Honoring Grant Makers for Communicating About Their Work
May 4, 2000 | Read Time: 2 minutes
The Council on Foundations will present 55 awards this week to honor grant makers
that have created exceptional materials aimed at educating the public about their work.
The 17th annual Wilmer Shields Rich Awards for Excellence in Communications, named after the council’s first executive director, will be given at the council’s annual meeting, in Los Angeles.
Every year the awards recognize outstanding annual reports and Internet sites. Awards in other categories are given in alternate years. Additional categories honored this year include guidelines for grant seekers, magazines and other periodicals, and public-information campaigns. In alternate years, awards are given for special reports and newsletters.

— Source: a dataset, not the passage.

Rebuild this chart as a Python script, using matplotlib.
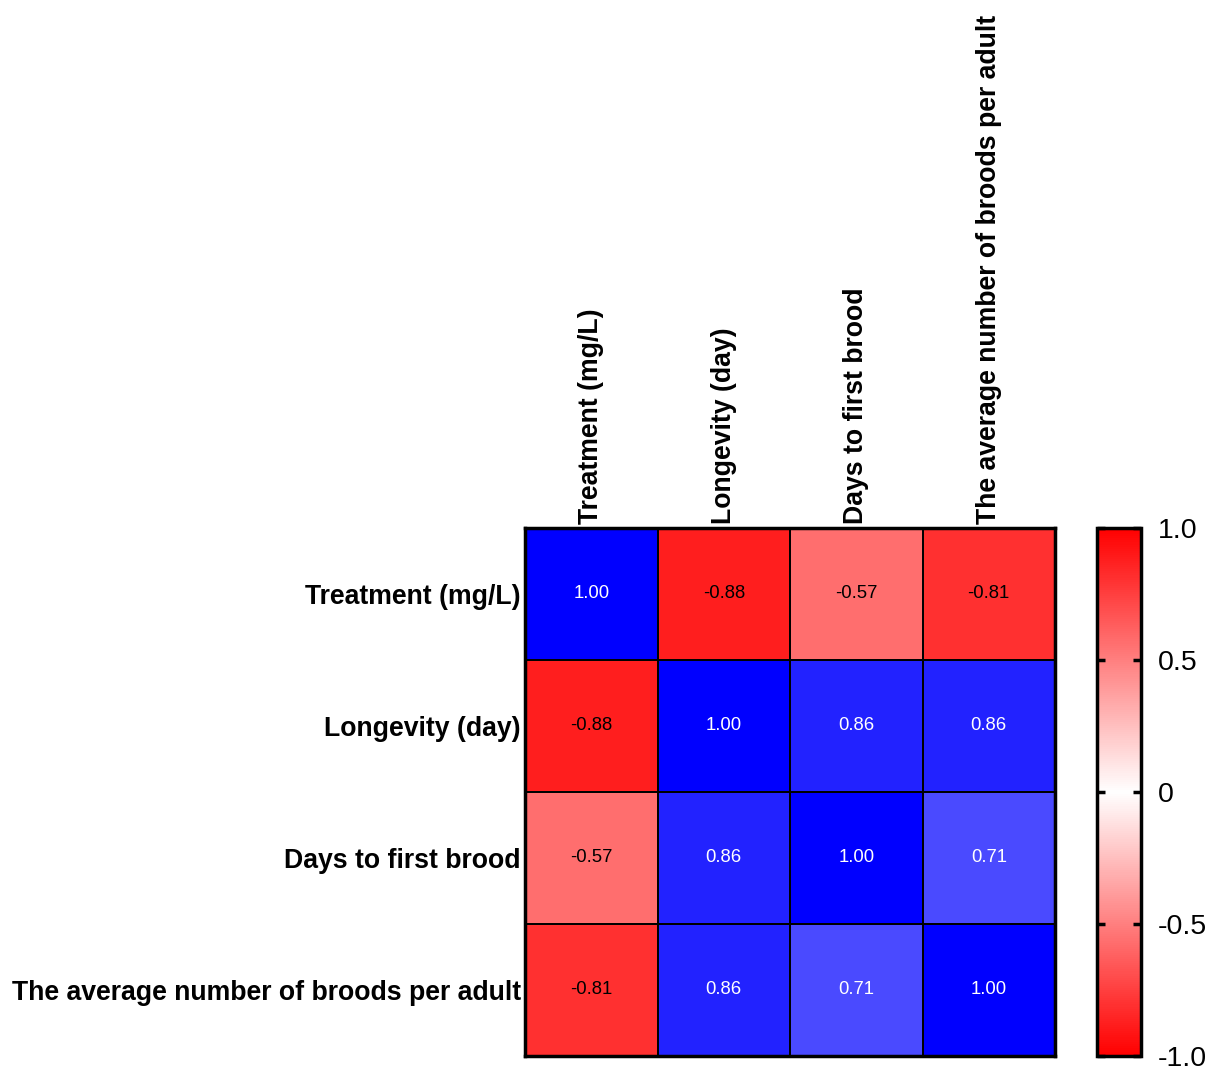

Among the winners is Columbia Gas of Pennsylvania/Maryland for developing a comprehensive campaign to promote opera, ballet, music, and other performing-arts programs in the Pittsburgh area. The campaign, which included inserts in the company’s bills as well as advertisements and materials to encourage teachers to take their students to performances, is credited with significantly increasing the number of people who took advantage of the offerings of local arts groups.
In addition to award winners in the competition’s main categories, a special recognition award is being given to the Hartford Foundation for Public Giving for a book called Here to Help. Here to Stay. The book documents the history of philanthropy in the Hartford, Conn., area, through more than 100 black-and-white photographs and profiles of donors and grantees. Each of the chapters, which appear in chronological order, contains historical data on employment, housing, and news of the time to help put the contributions made by philanthropy into perspective.
More than 200 entries were submitted to this year’s competition, and were reviewed by more than 50 judges with expertise in communications, publication design, and philanthropy. Winners were chosen for their basic concepts as well as for being clearly written, well organized, attractively designed, and useful.